## Start Supplied records

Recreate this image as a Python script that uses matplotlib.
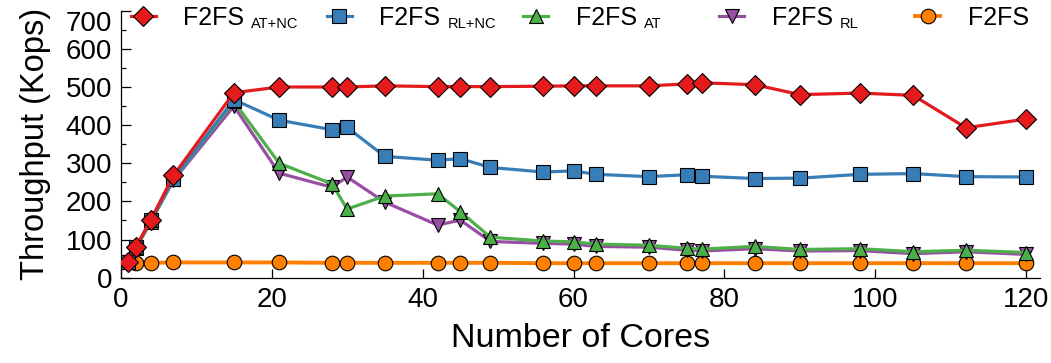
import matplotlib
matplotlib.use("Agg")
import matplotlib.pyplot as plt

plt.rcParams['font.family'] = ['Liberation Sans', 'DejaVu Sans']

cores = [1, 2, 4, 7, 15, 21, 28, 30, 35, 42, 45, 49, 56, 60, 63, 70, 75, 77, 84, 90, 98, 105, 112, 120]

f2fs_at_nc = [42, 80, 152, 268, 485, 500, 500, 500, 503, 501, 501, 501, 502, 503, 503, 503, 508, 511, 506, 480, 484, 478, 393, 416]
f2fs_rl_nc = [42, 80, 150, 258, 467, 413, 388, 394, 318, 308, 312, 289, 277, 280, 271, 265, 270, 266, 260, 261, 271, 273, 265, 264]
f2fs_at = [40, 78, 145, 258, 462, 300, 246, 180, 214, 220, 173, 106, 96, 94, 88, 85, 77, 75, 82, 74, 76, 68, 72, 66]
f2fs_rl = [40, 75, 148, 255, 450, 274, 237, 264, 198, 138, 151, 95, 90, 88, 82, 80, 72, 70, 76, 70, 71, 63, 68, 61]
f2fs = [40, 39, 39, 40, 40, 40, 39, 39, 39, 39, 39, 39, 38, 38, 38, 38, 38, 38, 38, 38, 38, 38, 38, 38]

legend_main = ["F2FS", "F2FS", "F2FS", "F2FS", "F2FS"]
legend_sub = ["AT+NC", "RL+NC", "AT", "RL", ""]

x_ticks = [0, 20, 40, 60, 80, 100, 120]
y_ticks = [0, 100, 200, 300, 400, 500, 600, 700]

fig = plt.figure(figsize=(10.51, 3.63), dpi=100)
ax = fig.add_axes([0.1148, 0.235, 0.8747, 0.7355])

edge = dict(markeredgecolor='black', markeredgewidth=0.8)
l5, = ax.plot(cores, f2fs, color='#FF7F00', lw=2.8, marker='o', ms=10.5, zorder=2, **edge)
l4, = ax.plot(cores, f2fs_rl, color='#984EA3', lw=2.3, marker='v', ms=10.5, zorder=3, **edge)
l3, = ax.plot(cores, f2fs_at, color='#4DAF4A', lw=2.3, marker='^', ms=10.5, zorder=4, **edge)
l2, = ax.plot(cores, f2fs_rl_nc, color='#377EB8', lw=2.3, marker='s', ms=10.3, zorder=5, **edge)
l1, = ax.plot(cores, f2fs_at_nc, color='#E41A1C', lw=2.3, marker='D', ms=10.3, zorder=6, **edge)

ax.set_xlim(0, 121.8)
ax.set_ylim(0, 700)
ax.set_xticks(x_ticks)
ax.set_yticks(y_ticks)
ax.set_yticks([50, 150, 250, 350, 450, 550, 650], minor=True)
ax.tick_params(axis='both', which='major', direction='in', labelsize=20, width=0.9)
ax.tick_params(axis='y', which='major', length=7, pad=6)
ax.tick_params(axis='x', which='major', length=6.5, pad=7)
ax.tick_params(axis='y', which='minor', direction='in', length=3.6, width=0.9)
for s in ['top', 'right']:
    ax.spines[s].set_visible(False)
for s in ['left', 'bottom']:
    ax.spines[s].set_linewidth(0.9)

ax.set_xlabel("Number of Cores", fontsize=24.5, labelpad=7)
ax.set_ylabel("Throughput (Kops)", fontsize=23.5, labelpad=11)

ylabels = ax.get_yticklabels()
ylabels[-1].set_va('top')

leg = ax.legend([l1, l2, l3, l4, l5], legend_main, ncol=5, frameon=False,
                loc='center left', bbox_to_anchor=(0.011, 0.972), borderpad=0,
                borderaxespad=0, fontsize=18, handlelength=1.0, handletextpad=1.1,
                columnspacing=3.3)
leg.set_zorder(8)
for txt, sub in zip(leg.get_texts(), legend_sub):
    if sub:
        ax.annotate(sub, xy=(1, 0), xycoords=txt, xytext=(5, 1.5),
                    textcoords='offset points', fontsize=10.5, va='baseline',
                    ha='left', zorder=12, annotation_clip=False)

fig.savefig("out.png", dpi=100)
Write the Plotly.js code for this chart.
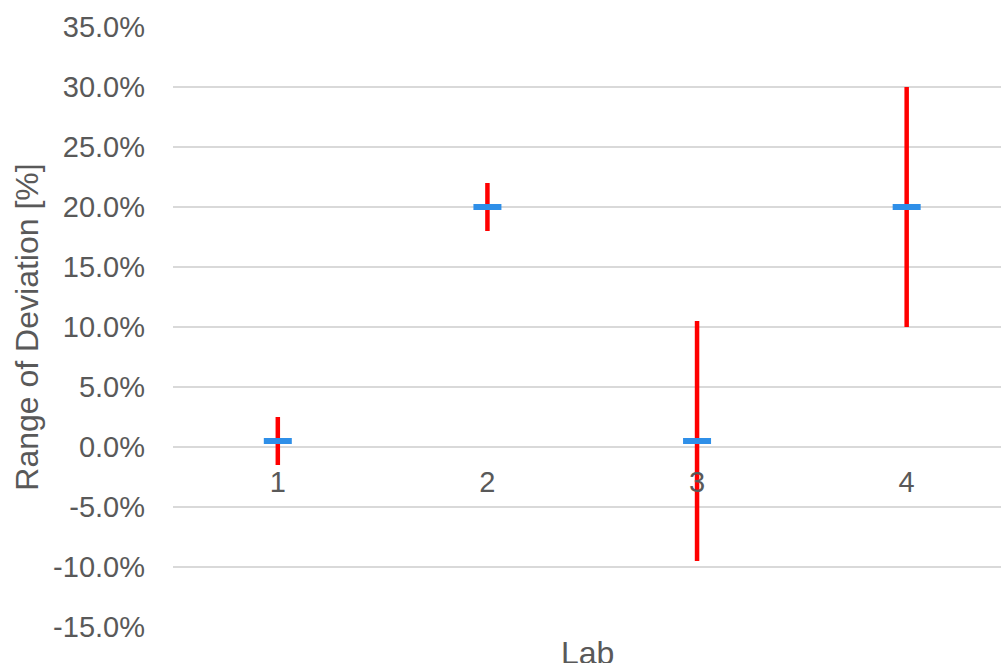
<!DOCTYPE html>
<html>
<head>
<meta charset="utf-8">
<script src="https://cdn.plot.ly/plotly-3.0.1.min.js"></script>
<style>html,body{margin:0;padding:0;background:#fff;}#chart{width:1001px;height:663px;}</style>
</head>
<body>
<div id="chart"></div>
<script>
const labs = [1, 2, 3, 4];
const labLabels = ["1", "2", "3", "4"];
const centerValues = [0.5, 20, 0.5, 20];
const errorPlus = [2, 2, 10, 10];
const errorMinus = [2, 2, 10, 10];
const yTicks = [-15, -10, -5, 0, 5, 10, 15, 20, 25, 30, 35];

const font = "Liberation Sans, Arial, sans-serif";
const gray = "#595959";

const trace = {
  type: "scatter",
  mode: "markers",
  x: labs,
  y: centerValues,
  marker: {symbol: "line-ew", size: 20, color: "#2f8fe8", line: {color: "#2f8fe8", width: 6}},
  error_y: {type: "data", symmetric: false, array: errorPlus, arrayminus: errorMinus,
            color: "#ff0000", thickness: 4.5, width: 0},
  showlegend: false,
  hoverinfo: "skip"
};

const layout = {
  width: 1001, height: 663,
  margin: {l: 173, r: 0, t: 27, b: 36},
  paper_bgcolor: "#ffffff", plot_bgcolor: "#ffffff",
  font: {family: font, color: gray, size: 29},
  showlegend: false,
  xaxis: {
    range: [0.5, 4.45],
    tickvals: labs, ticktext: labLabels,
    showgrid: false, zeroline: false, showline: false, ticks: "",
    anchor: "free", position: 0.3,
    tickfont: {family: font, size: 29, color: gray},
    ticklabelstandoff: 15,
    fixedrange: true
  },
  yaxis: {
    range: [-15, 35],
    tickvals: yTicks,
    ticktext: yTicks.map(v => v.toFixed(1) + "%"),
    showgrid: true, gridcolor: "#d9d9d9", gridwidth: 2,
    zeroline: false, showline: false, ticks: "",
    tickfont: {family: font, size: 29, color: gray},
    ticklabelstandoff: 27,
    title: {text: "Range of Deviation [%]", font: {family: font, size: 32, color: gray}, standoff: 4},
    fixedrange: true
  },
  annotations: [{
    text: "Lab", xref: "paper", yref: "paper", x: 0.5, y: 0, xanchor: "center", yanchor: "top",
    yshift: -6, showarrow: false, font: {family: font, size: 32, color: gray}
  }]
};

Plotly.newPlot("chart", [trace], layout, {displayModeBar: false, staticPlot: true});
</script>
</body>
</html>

## End Supplied records
## Start Supplied records

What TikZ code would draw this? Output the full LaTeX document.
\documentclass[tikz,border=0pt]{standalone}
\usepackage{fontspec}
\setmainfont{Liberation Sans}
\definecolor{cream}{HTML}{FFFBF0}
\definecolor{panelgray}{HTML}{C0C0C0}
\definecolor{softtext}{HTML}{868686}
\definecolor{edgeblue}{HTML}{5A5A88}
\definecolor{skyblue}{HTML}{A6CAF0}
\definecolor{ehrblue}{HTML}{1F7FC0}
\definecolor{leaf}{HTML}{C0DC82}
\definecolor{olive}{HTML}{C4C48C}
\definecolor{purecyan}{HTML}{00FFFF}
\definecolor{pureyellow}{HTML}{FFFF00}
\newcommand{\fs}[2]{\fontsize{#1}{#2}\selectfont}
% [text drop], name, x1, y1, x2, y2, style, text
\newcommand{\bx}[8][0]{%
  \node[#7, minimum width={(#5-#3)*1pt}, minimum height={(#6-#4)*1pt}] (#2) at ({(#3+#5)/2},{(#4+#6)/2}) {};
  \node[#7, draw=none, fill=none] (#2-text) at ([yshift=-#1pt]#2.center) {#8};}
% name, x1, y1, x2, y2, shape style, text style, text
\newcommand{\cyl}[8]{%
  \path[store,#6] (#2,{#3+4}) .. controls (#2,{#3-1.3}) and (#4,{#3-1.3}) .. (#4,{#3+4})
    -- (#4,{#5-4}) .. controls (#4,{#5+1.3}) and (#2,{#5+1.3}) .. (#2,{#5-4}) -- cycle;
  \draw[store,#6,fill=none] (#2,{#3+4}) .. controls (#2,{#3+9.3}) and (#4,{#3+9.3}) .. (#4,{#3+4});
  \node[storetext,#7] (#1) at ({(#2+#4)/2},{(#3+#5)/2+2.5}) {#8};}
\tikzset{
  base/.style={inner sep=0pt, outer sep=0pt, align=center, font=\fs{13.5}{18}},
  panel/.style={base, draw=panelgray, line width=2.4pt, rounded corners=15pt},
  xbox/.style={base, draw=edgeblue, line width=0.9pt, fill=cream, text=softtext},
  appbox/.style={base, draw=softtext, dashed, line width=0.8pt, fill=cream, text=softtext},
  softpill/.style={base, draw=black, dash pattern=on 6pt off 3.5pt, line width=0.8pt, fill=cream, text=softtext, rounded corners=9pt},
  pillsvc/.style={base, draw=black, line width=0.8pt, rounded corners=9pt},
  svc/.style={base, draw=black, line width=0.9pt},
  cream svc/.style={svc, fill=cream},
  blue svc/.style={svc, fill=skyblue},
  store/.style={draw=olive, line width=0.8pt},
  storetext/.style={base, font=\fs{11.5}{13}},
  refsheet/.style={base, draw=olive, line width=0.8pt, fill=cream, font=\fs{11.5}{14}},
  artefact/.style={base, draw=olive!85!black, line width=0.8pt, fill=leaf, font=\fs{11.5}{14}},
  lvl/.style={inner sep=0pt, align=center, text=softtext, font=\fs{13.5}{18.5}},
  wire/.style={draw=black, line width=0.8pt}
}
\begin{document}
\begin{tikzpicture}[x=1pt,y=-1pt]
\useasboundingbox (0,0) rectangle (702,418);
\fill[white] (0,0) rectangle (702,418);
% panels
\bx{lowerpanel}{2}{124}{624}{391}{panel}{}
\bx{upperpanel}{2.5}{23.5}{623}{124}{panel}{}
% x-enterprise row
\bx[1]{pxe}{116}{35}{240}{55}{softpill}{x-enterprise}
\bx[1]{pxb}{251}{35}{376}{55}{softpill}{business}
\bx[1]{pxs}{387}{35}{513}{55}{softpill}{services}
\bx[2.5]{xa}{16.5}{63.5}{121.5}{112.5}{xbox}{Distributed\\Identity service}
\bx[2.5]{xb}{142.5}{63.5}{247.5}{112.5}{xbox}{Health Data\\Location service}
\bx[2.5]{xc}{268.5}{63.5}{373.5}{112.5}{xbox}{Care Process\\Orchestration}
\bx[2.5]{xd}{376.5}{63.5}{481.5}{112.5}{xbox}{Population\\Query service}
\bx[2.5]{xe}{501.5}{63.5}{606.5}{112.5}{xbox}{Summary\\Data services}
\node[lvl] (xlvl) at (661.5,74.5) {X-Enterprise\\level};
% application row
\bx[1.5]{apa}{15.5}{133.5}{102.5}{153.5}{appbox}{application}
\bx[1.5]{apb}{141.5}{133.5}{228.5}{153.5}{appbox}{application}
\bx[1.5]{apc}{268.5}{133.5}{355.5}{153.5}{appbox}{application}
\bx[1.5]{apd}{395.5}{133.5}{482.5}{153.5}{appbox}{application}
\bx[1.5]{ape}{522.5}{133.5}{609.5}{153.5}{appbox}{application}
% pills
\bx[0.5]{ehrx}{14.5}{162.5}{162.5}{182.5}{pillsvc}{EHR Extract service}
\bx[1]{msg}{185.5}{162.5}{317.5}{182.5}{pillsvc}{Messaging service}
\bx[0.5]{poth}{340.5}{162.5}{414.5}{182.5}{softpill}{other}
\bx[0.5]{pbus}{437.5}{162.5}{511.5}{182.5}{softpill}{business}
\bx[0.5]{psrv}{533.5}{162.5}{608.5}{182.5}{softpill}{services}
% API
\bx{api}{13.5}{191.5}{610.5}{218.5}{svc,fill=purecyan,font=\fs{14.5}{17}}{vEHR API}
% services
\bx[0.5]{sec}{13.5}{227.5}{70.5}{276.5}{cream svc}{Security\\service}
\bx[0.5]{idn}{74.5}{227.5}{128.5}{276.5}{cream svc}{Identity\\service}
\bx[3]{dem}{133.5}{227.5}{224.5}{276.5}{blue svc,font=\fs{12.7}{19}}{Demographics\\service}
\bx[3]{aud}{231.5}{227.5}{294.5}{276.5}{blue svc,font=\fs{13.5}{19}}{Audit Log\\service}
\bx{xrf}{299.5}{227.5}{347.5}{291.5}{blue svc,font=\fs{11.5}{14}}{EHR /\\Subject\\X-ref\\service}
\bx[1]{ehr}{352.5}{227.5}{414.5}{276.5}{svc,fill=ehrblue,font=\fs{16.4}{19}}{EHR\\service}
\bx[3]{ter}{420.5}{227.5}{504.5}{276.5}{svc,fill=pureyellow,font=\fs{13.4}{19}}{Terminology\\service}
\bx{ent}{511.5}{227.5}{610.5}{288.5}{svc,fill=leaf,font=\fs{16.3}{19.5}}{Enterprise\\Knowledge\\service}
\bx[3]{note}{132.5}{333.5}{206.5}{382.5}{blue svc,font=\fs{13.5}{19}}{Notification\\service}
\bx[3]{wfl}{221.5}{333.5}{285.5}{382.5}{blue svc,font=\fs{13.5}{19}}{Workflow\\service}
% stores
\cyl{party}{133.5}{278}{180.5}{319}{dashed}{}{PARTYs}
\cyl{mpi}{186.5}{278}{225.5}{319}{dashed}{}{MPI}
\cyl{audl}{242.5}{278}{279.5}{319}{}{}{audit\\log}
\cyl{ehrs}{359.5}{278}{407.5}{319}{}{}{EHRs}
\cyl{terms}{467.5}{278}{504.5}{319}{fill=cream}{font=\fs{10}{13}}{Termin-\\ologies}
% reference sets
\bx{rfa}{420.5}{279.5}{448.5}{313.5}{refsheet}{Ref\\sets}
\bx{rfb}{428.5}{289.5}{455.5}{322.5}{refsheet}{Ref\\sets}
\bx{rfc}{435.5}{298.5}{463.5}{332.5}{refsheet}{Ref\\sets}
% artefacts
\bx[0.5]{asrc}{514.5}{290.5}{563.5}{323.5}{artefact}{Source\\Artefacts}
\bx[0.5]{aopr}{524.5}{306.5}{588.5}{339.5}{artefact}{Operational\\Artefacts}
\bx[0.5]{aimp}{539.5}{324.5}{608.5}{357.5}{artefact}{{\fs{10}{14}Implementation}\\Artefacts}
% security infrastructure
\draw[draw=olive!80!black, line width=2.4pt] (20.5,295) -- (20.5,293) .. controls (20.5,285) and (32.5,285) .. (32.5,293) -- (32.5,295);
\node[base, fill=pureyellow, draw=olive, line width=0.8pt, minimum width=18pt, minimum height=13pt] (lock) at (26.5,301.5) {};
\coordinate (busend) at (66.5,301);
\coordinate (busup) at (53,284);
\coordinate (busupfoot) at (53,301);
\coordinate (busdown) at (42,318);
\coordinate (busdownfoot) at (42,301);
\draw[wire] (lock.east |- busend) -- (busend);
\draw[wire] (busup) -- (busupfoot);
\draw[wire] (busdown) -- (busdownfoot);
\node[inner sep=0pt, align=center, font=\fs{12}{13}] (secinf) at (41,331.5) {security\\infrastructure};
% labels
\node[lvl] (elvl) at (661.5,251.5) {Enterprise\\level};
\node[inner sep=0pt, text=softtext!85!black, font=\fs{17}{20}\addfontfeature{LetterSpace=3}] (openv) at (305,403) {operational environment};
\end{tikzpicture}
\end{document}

## End Supplied records

(The request) Omit all pictures, then copy the lines between the ones holding "Recreate this image" and "105, 112, 120]", inclusive.

(Output for this exercise)
Recreate this image as a Python script that uses matplotlib.
import matplotlib
matplotlib.use("Agg")
import matplotlib.pyplot as plt

plt.rcParams['font.family'] = ['Liberation Sans', 'DejaVu Sans']

cores = [1, 2, 4, 7, 15, 21, 28, 30, 35, 42, 45, 49, 56, 60, 63, 70, 75, 77, 84, 90, 98, 105, 112, 120]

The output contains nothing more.